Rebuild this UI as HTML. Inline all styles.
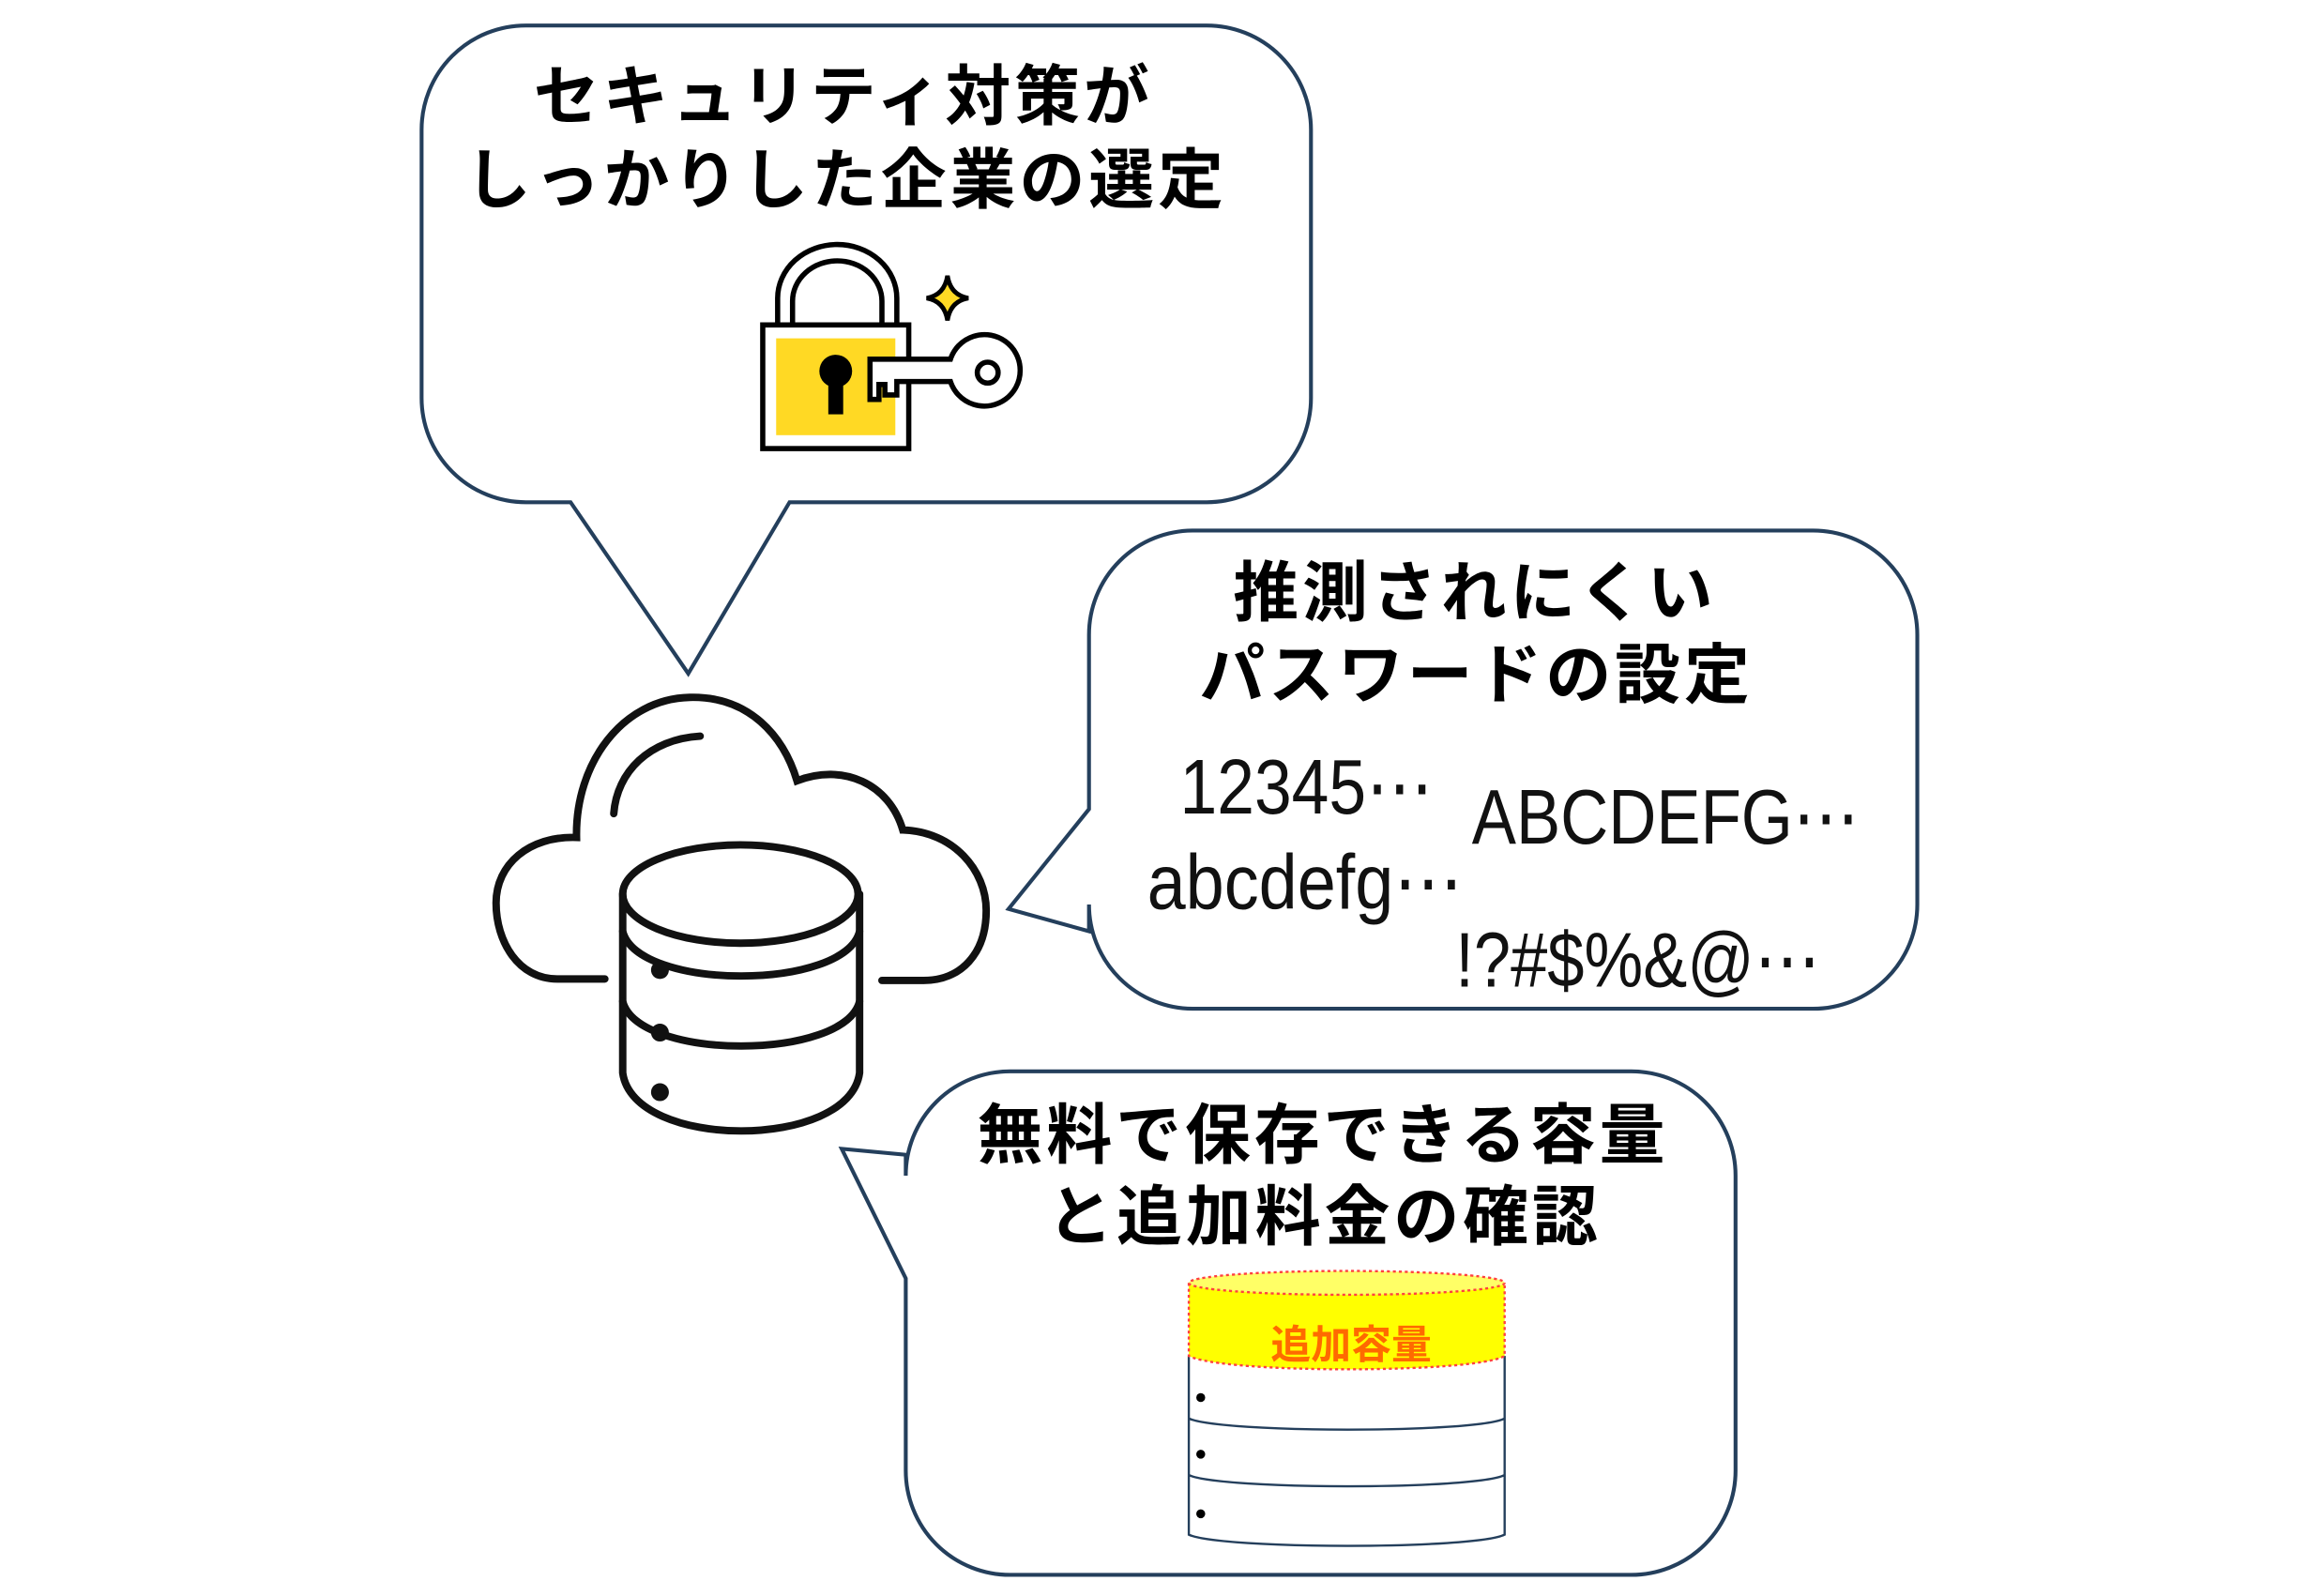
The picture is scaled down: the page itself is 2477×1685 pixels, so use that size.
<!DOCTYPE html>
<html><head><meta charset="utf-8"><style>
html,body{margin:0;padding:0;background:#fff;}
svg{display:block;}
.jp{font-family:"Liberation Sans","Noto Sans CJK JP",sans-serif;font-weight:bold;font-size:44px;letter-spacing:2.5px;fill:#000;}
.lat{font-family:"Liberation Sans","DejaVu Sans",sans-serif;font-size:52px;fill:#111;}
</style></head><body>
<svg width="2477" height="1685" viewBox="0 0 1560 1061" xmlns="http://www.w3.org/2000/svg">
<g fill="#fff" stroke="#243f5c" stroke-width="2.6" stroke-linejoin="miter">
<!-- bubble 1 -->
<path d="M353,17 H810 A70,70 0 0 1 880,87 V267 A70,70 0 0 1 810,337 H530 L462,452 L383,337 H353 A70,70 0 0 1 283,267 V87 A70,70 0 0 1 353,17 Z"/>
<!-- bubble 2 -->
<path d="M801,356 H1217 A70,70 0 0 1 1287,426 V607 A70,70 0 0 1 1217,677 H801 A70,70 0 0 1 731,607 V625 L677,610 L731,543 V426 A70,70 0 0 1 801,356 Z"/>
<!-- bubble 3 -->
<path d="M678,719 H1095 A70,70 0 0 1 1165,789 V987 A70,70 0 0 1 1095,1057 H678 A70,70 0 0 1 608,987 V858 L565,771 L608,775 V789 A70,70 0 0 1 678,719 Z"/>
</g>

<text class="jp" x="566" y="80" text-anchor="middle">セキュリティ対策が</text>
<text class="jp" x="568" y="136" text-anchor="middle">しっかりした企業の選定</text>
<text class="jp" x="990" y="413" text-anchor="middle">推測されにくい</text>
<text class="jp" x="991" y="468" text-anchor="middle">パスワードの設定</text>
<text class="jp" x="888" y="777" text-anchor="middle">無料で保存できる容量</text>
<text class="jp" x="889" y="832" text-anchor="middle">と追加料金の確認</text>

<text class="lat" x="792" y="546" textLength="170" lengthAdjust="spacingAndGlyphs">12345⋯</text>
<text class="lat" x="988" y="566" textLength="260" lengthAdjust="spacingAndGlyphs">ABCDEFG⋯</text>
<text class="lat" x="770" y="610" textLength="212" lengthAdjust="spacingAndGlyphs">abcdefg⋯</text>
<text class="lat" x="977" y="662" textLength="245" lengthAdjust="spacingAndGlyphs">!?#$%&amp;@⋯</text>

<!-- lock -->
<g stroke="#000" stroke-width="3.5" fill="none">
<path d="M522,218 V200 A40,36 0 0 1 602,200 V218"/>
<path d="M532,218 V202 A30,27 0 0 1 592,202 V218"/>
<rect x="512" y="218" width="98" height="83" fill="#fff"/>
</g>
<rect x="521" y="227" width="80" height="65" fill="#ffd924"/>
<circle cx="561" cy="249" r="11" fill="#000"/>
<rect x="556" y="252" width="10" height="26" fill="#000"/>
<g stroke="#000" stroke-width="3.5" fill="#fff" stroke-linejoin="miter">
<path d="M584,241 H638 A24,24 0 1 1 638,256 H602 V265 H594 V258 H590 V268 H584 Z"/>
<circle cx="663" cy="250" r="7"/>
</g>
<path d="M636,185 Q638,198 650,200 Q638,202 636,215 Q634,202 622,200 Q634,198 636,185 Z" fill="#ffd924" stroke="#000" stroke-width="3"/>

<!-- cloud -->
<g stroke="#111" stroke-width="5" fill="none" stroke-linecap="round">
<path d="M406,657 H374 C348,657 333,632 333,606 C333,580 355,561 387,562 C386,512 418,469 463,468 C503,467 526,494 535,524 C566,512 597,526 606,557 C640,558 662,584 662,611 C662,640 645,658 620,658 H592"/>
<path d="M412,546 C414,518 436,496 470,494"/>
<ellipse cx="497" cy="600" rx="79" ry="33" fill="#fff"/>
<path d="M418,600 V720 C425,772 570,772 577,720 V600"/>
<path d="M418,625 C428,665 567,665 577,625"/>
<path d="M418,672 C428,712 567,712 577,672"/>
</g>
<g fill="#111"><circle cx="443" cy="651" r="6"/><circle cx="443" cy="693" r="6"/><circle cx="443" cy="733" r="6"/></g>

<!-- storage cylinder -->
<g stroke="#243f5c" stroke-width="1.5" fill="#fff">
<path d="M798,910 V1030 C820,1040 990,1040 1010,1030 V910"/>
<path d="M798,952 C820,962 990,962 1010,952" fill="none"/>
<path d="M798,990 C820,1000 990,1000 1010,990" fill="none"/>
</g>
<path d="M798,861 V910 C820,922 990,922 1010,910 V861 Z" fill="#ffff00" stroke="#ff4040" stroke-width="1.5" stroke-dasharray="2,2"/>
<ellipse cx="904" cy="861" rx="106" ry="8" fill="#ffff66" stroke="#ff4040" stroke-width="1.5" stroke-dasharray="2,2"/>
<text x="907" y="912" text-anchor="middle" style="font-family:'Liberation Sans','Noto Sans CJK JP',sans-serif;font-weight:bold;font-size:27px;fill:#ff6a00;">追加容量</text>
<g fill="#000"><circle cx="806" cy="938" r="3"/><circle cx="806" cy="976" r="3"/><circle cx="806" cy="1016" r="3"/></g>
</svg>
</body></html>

• • •

• EXERCISE TASK: Copy all the data exactly as written, but skip any picture.

• TASK RESPONSE:
Rebuild this UI as HTML. Inline all styles.
The picture is scaled down: the page itself is 2477×1685 pixels, so use that size.
<!DOCTYPE html>
<html><head><meta charset="utf-8"><style>
html,body{margin:0;padding:0;background:#fff;}
svg{display:block;}
.jp{font-family:"Liberation Sans","Noto Sans CJK JP",sans-serif;font-weight:bold;font-size:44px;letter-spacing:2.5px;fill:#000;}
.lat{font-family:"Liberation Sans","DejaVu Sans",sans-serif;font-size:52px;fill:#111;}
</style></head><body>
<svg width="2477" height="1685" viewBox="0 0 1560 1061" xmlns="http://www.w3.org/2000/svg">
<g fill="#fff" stroke="#243f5c" stroke-width="2.6" stroke-linejoin="miter">
<!-- bubble 1 -->
<path d="M353,17 H810 A70,70 0 0 1 880,87 V267 A70,70 0 0 1 810,337 H530 L462,452 L383,337 H353 A70,70 0 0 1 283,267 V87 A70,70 0 0 1 353,17 Z"/>
<!-- bubble 2 -->
<path d="M801,356 H1217 A70,70 0 0 1 1287,426 V607 A70,70 0 0 1 1217,677 H801 A70,70 0 0 1 731,607 V625 L677,610 L731,543 V426 A70,70 0 0 1 801,356 Z"/>
<!-- bubble 3 -->
<path d="M678,719 H1095 A70,70 0 0 1 1165,789 V987 A70,70 0 0 1 1095,1057 H678 A70,70 0 0 1 608,987 V858 L565,771 L608,775 V789 A70,70 0 0 1 678,719 Z"/>
</g>

<text class="jp" x="566" y="80" text-anchor="middle">セキュリティ対策が</text>
<text class="jp" x="568" y="136" text-anchor="middle">しっかりした企業の選定</text>
<text class="jp" x="990" y="413" text-anchor="middle">推測されにくい</text>
<text class="jp" x="991" y="468" text-anchor="middle">パスワードの設定</text>
<text class="jp" x="888" y="777" text-anchor="middle">無料で保存できる容量</text>
<text class="jp" x="889" y="832" text-anchor="middle">と追加料金の確認</text>

<text class="lat" x="792" y="546" textLength="170" lengthAdjust="spacingAndGlyphs">12345⋯</text>
<text class="lat" x="988" y="566" textLength="260" lengthAdjust="spacingAndGlyphs">ABCDEFG⋯</text>
<text class="lat" x="770" y="610" textLength="212" lengthAdjust="spacingAndGlyphs">abcdefg⋯</text>
<text class="lat" x="977" y="662" textLength="245" lengthAdjust="spacingAndGlyphs">!?#$%&amp;@⋯</text>

<!-- lock -->
<g stroke="#000" stroke-width="3.5" fill="none">
<path d="M522,218 V200 A40,36 0 0 1 602,200 V218"/>
<path d="M532,218 V202 A30,27 0 0 1 592,202 V218"/>
<rect x="512" y="218" width="98" height="83" fill="#fff"/>
</g>
<rect x="521" y="227" width="80" height="65" fill="#ffd924"/>
<circle cx="561" cy="249" r="11" fill="#000"/>
<rect x="556" y="252" width="10" height="26" fill="#000"/>
<g stroke="#000" stroke-width="3.5" fill="#fff" stroke-linejoin="miter">
<path d="M584,241 H638 A24,24 0 1 1 638,256 H602 V265 H594 V258 H590 V268 H584 Z"/>
<circle cx="663" cy="250" r="7"/>
</g>
<path d="M636,185 Q638,198 650,200 Q638,202 636,215 Q634,202 622,200 Q634,198 636,185 Z" fill="#ffd924" stroke="#000" stroke-width="3"/>

<!-- cloud -->
<g stroke="#111" stroke-width="5" fill="none" stroke-linecap="round">
<path d="M406,657 H374 C348,657 333,632 333,606 C333,580 355,561 387,562 C386,512 418,469 463,468 C503,467 526,494 535,524 C566,512 597,526 606,557 C640,558 662,584 662,611 C662,640 645,658 620,658 H592"/>
<path d="M412,546 C414,518 436,496 470,494"/>
<ellipse cx="497" cy="600" rx="79" ry="33" fill="#fff"/>
<path d="M418,600 V720 C425,772 570,772 577,720 V600"/>
<path d="M418,625 C428,665 567,665 577,625"/>
<path d="M418,672 C428,712 567,712 577,672"/>
</g>
<g fill="#111"><circle cx="443" cy="651" r="6"/><circle cx="443" cy="693" r="6"/><circle cx="443" cy="733" r="6"/></g>

<!-- storage cylinder -->
<g stroke="#243f5c" stroke-width="1.5" fill="#fff">
<path d="M798,910 V1030 C820,1040 990,1040 1010,1030 V910"/>
<path d="M798,952 C820,962 990,962 1010,952" fill="none"/>
<path d="M798,990 C820,1000 990,1000 1010,990" fill="none"/>
</g>
<path d="M798,861 V910 C820,922 990,922 1010,910 V861 Z" fill="#ffff00" stroke="#ff4040" stroke-width="1.5" stroke-dasharray="2,2"/>
<ellipse cx="904" cy="861" rx="106" ry="8" fill="#ffff66" stroke="#ff4040" stroke-width="1.5" stroke-dasharray="2,2"/>
<text x="907" y="912" text-anchor="middle" style="font-family:'Liberation Sans','Noto Sans CJK JP',sans-serif;font-weight:bold;font-size:27px;fill:#ff6a00;">追加容量</text>
<g fill="#000"><circle cx="806" cy="938" r="3"/><circle cx="806" cy="976" r="3"/><circle cx="806" cy="1016" r="3"/></g>
</svg>
</body></html>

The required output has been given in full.